Now, I must warn you, we tend to think in terms of how much someone "likes" a story, or how "good" the story is. Reader's fatigue isn't directly related to goodness or readability. For example, Shakespeare is something considered particularly good, it's also something that has a high reader's fatigue. Let's face it, how many people here would have ever read Shakespeare if it wasn't a requirement in school? There are probably a lot of "good books" that are tedious and exhausting to read. For one, I can say it took me three tries to read Lord of the Rings. I found it very dry and boring, and I think I only officially finished it because they started making the movies, and I didn't want to go into it without having finished it first.

So, don't see reader's fatigue as something bad, per say. In many cases, it's simply unavoidable. People will get tired as they read. Sometimes it's because of what you write. Sometimes it's because of how you write it. And sometimes it's because of your reader's state of mind when they read it. The best you can do is be aware of it, and take advantage of the pacing in your story to know when you can spare time for those slow fatiguing parts and when you need to pick up the pace and keep things interesting.

By keeping yourself aware of reader's fatigue, you can understand things like when it's a good time to end a chapter. After all, if a chapter just keeps going and going, people will get annoyed. They like frequent breaks. When your chapters are too long, it's like having a game with infrequent save points. It's a frustration that tires out your reader.

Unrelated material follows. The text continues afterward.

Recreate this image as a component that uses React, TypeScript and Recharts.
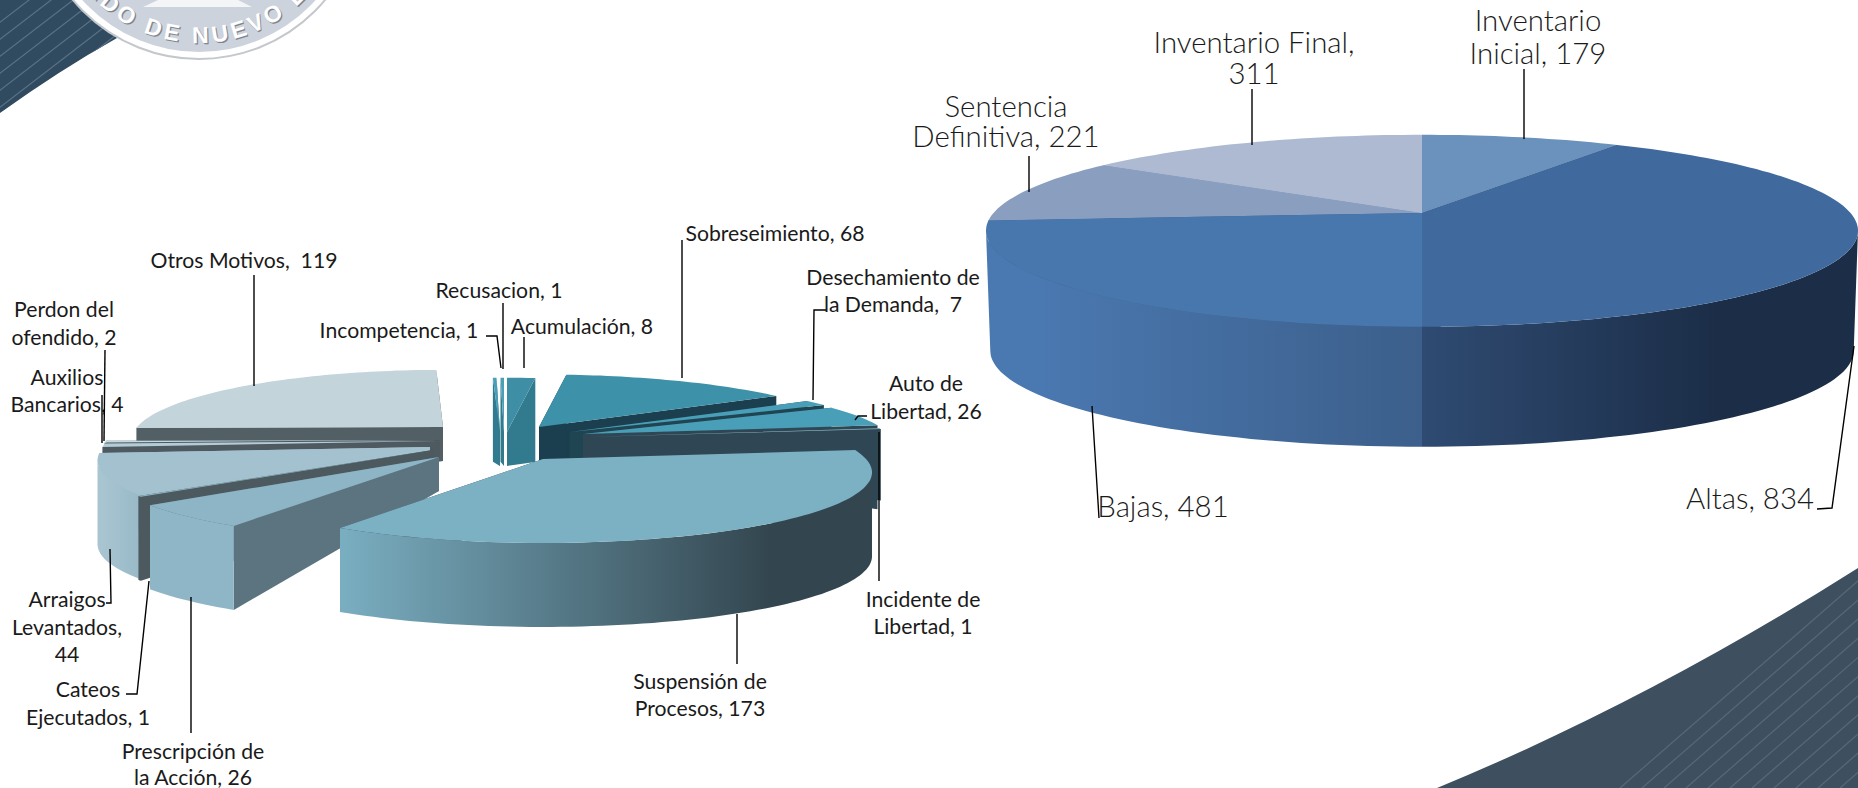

Being aware of reader's fatigue can also help you when you do need to write exposition. Rather than timing it in a long row, for example, you can have a nice exciting scene right before you have to spend a long time on boring stuff. For an example, let's go with the common trope of the bad boy being a former gang member and the girl being attacked by his gang. Would you rather have a scene where the girl is attacked by the gang suddenly without warning, and then after he rescues her they have a long sweet scene where he explains his backstory? Or would you rather that just after 30 pages of them making googly eyes at each other, you get another ten pages of them sitting quietly and him talking about his past... and THEN the gang shows up and attacks her? I mean, you could write it both ways. You could even call him telling her before it happens foreshadowing. However, that might also be more tedious to read. So, for most, a story where the sweet scenes come after the action/emotional/scary scenes are common.

At it's most cliche, you've probably since these achieved with prologues that show the most exciting scene first and then jump back to the boring parts. You've all seen these kinds of story starts. They all have one thing in common, the actual start of the story is slow and boring, so they desperately try to engage you so that it can blow past your reader's fatigue without having you auto-skip when you see the same boring beginning again and again.

So, like many things in the book, there isn't a step by step guide that teaches you how to lower reader fatigue. It's something you need to think about and figure out on your own. This chapter is merely here to get you thinking about your writing in a different way.These are just a couple of ways reader's fatigue ties into your story. Chapter length, pacing, word usage, story, and plot structure... all of these things come in to play when trying to make a story compelling for your readers. So, that's just one more aspect to worry about as you start compiling a story. Ummm... Good Luck?